Думаю, ближайшая историческая параллель современной Африке — это реальность, стоящая за вымышленной Латинской Америкой Бастера Китона. Испанская монархия была изгнана местными революционерами, которые говорили на уже вышедшем из употребления языке Просвещения. Поел ело вал век хаоса и тирании, который еще не везде закончился.
У англичан совесть неестественно страдает из-за Африки. Туриста, возвращающегося оттуда, встречают не вопросом: «Ну как, хорошо отдохнул?», но «Что там, в апартеиде? Как Хола?
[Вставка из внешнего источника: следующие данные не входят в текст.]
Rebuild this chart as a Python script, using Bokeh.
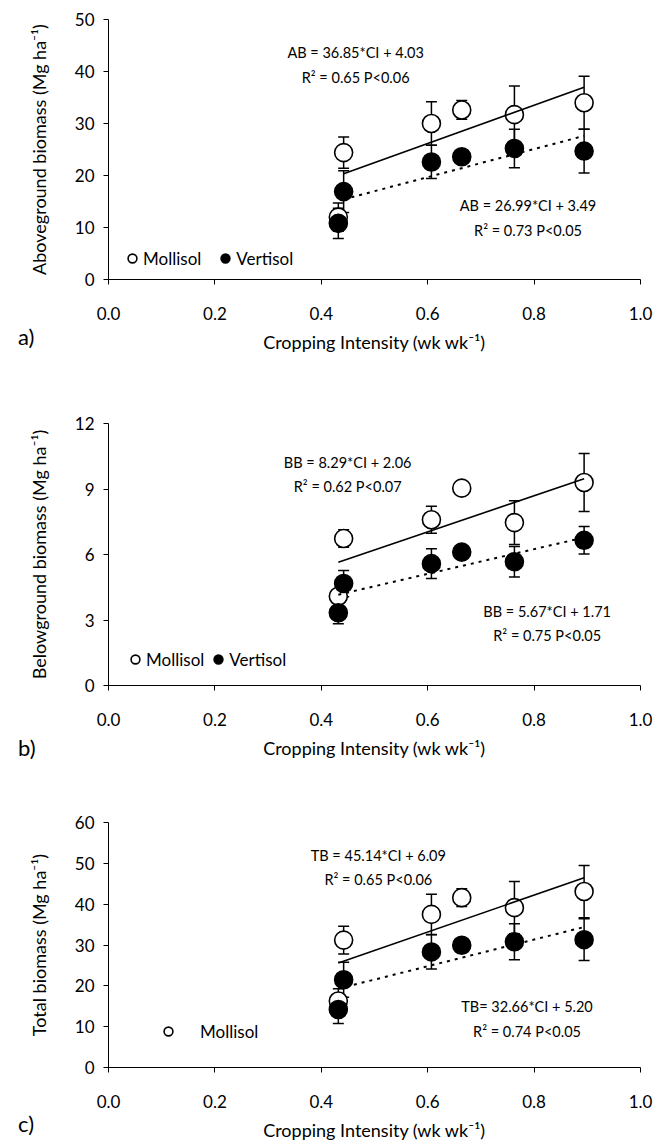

Все так же политиков сажают в тюрьмы?» Я только и мог ответить, что: «Не знаю».
В Танганьике я не видел ничего, кроме доброго отношения к африканцам, мучимым мрачными сомнениями относительно будущего. С юга зараза помешательства на расовой почве распространяется и на Родезию. Я слышал об одной католичке, обидевшейся на священника, служившего заупокойную на веранде ее дома в присутствии чернокожего слуги. Но все же рассказывали мне эту историю с чувством отвращения.
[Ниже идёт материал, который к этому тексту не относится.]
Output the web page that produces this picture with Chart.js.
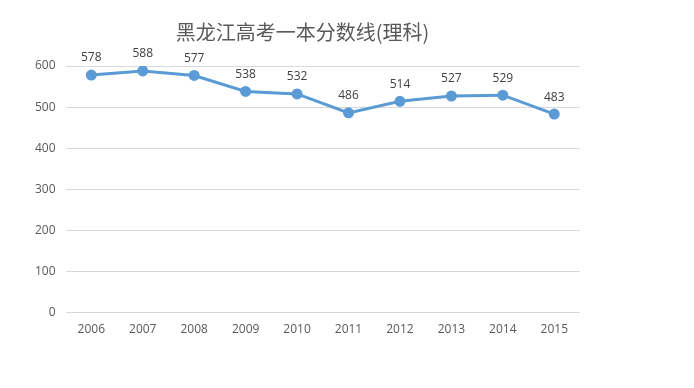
<!DOCTYPE html>
<html>
<head>
<meta charset="utf-8">
<script src="https://cdn.jsdelivr.net/npm/chart.js@4/dist/chart.umd.min.js"></script>
<style>
  html, body { margin: 0; padding: 0; background: #fff; }
  #wrap { width: 694px; height: 388px; }
</style>
</head>
<body>
<div id="wrap"><canvas id="line"></canvas></div>
<script>
// chart data
const years = ['2006', '2007', '2008', '2009', '2010', '2011', '2012', '2013', '2014', '2015'];
const scores = [578, 588, 577, 538, 532, 486, 514, 527, 529, 483];
const yTicks = [0, 100, 200, 300, 400, 500, 600];

// draws the value above each point
const pointLabels = {
  id: 'pointLabels',
  afterDatasetsDraw(chart) {
    const ctx = chart.ctx;
    const meta = chart.getDatasetMeta(0);
    ctx.save();
    ctx.font = '12px "Open Sans", "Liberation Sans", sans-serif';
    ctx.fillStyle = '#404040';
    ctx.textAlign = 'center';
    ctx.textBaseline = 'bottom';
    meta.data.forEach((pt, i) => {
      ctx.fillText(String(scores[i]), pt.x, pt.y - 11);
    });
    ctx.restore();
  }
};

const lineConfig = {
  type: 'line',
  data: {
    labels: years,
    datasets: [{
      data: scores,
      borderColor: '#5B9BD5',
      backgroundColor: '#5B9BD5',
      borderWidth: 3,
      pointRadius: 4,
      pointHoverRadius: 4,
      tension: 0
    }]
  },
  options: {
    responsive: true,
    maintainAspectRatio: false,
    animation: false,
    layout: { padding: { top: 10, left: 25, right: 114, bottom: 41 } },
    plugins: {
      legend: { display: false },
      tooltip: { enabled: false },
      title: {
        display: true,
        text: '黑龙江高考一本分数线(理科)',
        color: '#595959',
        font: { family: '"Noto Sans CJK SC", sans-serif', size: 20, weight: 'normal' },
        padding: { top: 10, bottom: 22 }
      }
    },
    scales: {
      x: {
        offset: true,
        grid: { display: false, drawTicks: false },
        border: { display: false },
        ticks: {
          color: '#595959',
          padding: 10,
          font: { family: '"Open Sans", "Liberation Sans", sans-serif', size: 12 }
        }
      },
      y: {
        min: 0,
        max: 600,
        afterBuildTicks: (axis) => { axis.ticks = yTicks.map(v => ({ value: v })); },
        grid: { color: '#D9D9D9', drawTicks: false },
        border: { display: false },
        ticks: {
          color: '#595959',
          padding: 10,
          font: { family: '"Open Sans", "Liberation Sans", sans-serif', size: 12 }
        }
      }
    }
  },
  plugins: [pointLabels]
};

window.myLine = new Chart(document.getElementById('line'), lineConfig);
</script>
</body>
</html>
В «семьях пионеров» мне приходилось слышать такое: «Вам этого не понять. Мы помним время, когда эти люди грозились поубивать нас», и вместе с тем они с радостью принимали немцев. Более поздним, более цивилизованным иммигрантам не свойственны подобные неистовые эмоции. Для них туземцы — это просто крестьяне, и отношение к ним соответствующее, но если их сыновья идут учиться в местную школу, им грозит опасность приобрести не только неприятный акцент. С каждым годом положение туземцев немного улучшается. Апартеид порожден бурами. Это буквально обезумевший дух эгалитаризма. Стабильные и преуспевающие общества всегда искусно поддерживали единство всех слоев населения. Идея классового общества настолько противоестественна, что человеческий рассудок, когда доходит до дела, не выдерживает напряжения. Молодые буры требуют равенства с тобой, мой читатель. Они считают себя выше бушменов. Поэтому одобряют существование глубочайшей пропасти, разделяющей общество, и невероятным образом согласились, что цвет кожи играет определяющую роль. По одну сторону находятся кардинал Гарсия и готтентоты, и они равны; по другую — ты, мой читатель, и белые олухи, между ними тоже равенство; и нет прохода через эту бессмысленную границу.
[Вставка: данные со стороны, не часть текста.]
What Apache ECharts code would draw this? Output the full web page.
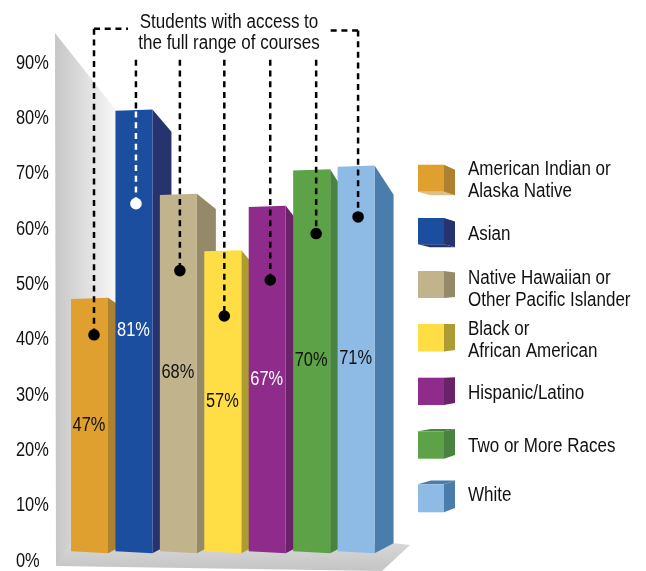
<!DOCTYPE html>
<html><head><meta charset="utf-8">
<style>html,body{margin:0;padding:0;background:#fff}#c{width:646px;height:571px}</style>
<script src="https://cdn.jsdelivr.net/npm/echarts@6/dist/echarts.min.js"></script></head>
<body><div id="c"></div>
<script>
const categories=['American Indian or\nAlaska Native','Asian','Native Hawaiian or\nOther Pacific Islander','Black or\nAfrican American','Hispanic/Latino','Two or More Races','White'];
const barHeights=[47.4,81.4,66.2,56,64,70.6,71.3];
const barLabels=['47%','81%','68%','57%','67%','70%','71%'];
const dotValues=[40.7,64.4,52.3,44.1,50.6,59,62];
const lineTops=[96,90.4,90.4,90.4,90.4,90.4,95.7];
const yTicks=[0,10,20,30,40,50,60,70,80,90];
const noteLines=['Students with access to','the full range of courses'];
const frontColors=['#E0A030','#1C4E9F','#C1B48C','#FFDD45','#8E2B8B','#5DA246','#8EBAE6'];
const sideColors=['#AD8130','#26336F','#948A6A','#AD9B33','#6A2369','#48833F','#4A7DAB'];
const labelColors=['#111','#fff','#111','#111','#fff','#111','#111'];
const sideSlopes=[0.67,1.17,0.8,1.2,1.3,1.6,1.54];
const dotOffsets=[4.5,2,1.5,1.5,3,4.5,2];
const cubeTop=[164.7,218,271,324,377.7,431.3,484.3];
const cubeHeight=[27,26.3,27,27.5,27.3,27.4,28];
const cubeRiseTop=[5,3.5,1.5,0,-0.5,-2.3,-3.8];
const cubeRiseBottom=[3.5,3,-1,-1.5,-2,-3.7,-4.3];
const legendTextY=[179,233,288.5,339,392,445,494];
const FONT='"Liberation Sans",Arial,sans-serif';
const FS=20, SX_NUM=0.82, SX_TEXT=0.85, DY=1;
const SIDE=19, BARW=37, BASE=1.4;
const dash=[6,4.7];

function textEl(s,x,y,align,scale,fill,z){
  return {type:'text',x:x,y:y+DY,scaleX:scale,z:z||0,silent:true,
    style:{text:s,x:0,y:0,align:align,verticalAlign:'middle',lineHeight:22,font:FS+'px '+FONT,fill:fill||'#111'}};
}
function barItem(params,api){
  const i=api.value(0), c=api.coord([i,api.value(1)]), b=api.coord([i,BASE]);
  const x0=c[0]-BARW/2, x1=x0+BARW, t=c[1], bt=b[1];
  return {type:'group',children:[
    {type:'polygon',shape:{points:[[x1,t],[x1+SIDE,t+SIDE*sideSlopes[i]],[x1+SIDE,bt-9],[x1,bt+1]]},style:{fill:sideColors[i]}},
    {type:'polygon',shape:{points:[[x0,t+1.2],[x1,t],[x1,bt+1],[x0,bt-1]]},style:{fill:frontColors[i]}},
    textEl(barLabels[i],c[0]-0.5,(t+bt)/2-1,'center',SX_NUM,labelColors[i])
  ]};
}
function leaderItem(params,api){
  const i=api.value(0), d=api.coord([i,api.value(1)]), u=api.coord([i,api.value(2)]);
  const x=d[0]+dotOffsets[i], inBlue=i===1;
  const top=api.coord([i,barHeights[i]])[1];
  const kids=[];
  const ls={stroke:'#000',lineWidth:2.5,lineDash:dash};
  if(inBlue){
    kids.push({type:'line',shape:{x1:x,y1:u[1],x2:x,y2:top},style:ls});
    kids.push({type:'line',shape:{x1:x,y1:top+2,x2:x,y2:d[1]},style:{stroke:'#fff',lineWidth:2.5,lineDash:dash}});
  } else {
    kids.push({type:'line',shape:{x1:x,y1:u[1],x2:x,y2:d[1]},style:ls});
  }
  if(i===0) kids.push({type:'line',shape:{x1:x,y1:u[1],x2:x+34,y2:u[1]},style:ls});
  if(i===6) kids.push({type:'line',shape:{x1:x,y1:u[1],x2:x-28,y2:u[1]},style:ls});
  kids.push({type:'circle',shape:{cx:x,cy:d[1],r:5.8},style:{fill:inBlue?'#fff':'#000'}});
  return {type:'group',children:kids};
}
function tickItem(params,api){
  const p=api.coord([0,api.value(1)]);
  return textEl(api.value(1)+'%',16,p[1],'left',SX_NUM);
}
const wall={type:'polygon',silent:true,z:0,shape:{points:[[55,33],[116,110],[116,552],[71,545],[56,566]]},
  style:{fill:{type:'linear',x:0,y:0,x2:1,y2:0,colorStops:[{offset:0,color:'#c6c6c6'},{offset:1,color:'#f7f7f7'}]}}};
const floor={type:'polygon',silent:true,z:0,shape:{points:[[56,566],[71,541],[393,543],[410,545],[382,571]]},
  style:{fill:{type:'linear',x:0,y:0,x2:0,y2:1,colorStops:[{offset:0,color:'#d8d9d8'},{offset:1,color:'#c4c4c4'}]}}};
const graphics=[wall,floor];
noteLines.forEach((s,k)=>graphics.push({type:'text',z:5,x:229,y:21+k*21+DY,scaleX:SX_TEXT,style:{text:s,x:0,y:0,align:'center',verticalAlign:'middle',font:FS+'px '+FONT,fill:'#111'}}));
categories.forEach((name,i)=>{
  const ft=cubeTop[i], fb=ft+cubeHeight[i], rt=cubeRiseTop[i], rb=cubeRiseBottom[i];
  if(rb>0) graphics.push({type:'polygon',z:5,shape:{points:[[418,fb],[444,fb],[455,fb+rb],[430,fb+rb]]},style:{fill:i===0?'#dcc08a':sideColors[i]}});
  if(rt<-1) graphics.push({type:'polygon',z:5,shape:{points:[[418,ft],[431,ft+rt],[455,ft+rt],[444,ft]]},style:{fill:sideColors[i]}});
  graphics.push({type:'polygon',z:5,shape:{points:[[444,ft],[455,ft+rt],[455,fb+rb],[444,fb]]},style:{fill:sideColors[i]}});
  graphics.push({type:'rect',z:5,shape:{x:418,y:ft,width:26,height:cubeHeight[i]},style:{fill:frontColors[i]}});
  graphics.push({type:'text',z:5,x:468,y:legendTextY[i]+DY,scaleX:SX_TEXT,style:{text:name,x:0,y:0,align:'left',verticalAlign:'middle',lineHeight:22,font:FS+'px '+FONT,fill:'#111'}});
});
const chart=echarts.init(document.getElementById('c'),null,{renderer:'canvas'});
chart.setOption({
  animation:false,
  graphic:graphics,
  grid:{left:67.3,top:62,width:311,height:498},
  xAxis:{type:'category',data:categories,show:false},
  yAxis:{type:'value',min:0,max:90,interval:10,axisLine:{show:false},axisTick:{show:false},splitLine:{show:false},axisLabel:{show:false}},
  series:[
    {type:'custom',name:'Tick labels',z:2,clip:false,renderItem:tickItem,encode:{y:1},data:yTicks.map(v=>[0,v])},
    {type:'custom',name:'All students',z:2,clip:false,renderItem:barItem,encode:{x:0,y:1},data:barHeights.map((v,i)=>[i,v])},
    {type:'custom',name:'Access',z:3,clip:false,renderItem:leaderItem,encode:{x:0,y:1},data:dotValues.map((v,i)=>[i,v,lineTops[i]])}
  ]
});
</script></body></html>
Много лет назад я был свидетелем замечательного следствия подобной извращенной логики, когда, поиздержавшись в Кейптауне, плыл домой третьим классом. Я поднялся на борт, испытывая легкие опасения, которые оказались совершенно напрасными. И в третьем классе царила чистота, кормили сытно и вкусно, единственный недостаток — теснота. Нас было четверо в каюте, и мы просто не могли все вместе поместиться за столиком или в кают-компании. Забыл, сколько там было ванных комнат и туалетов, помню только, что обычно туда стояла очередь. С нами плыл один чернокожий. Из уважения к обостренной южноафриканской чувствительности его поместили одного в четырехместную каюту. Мало того, у него еще были отдельные туалет, ванная и кресло, все с ярлыком: «Только для пассажиров не европейцев». Это был человек, расположенный к уединенным занятиям, так что его путешествие получилось чрезвычайно комфортным. Я очень завидовал тому, что он эти три недели провел в одиночестве. Нечто подобное я увидел при первом моем посещении Родезийского университета, где единственная чернокожая девушка занимала помещение, рассчитанное на несколько человек.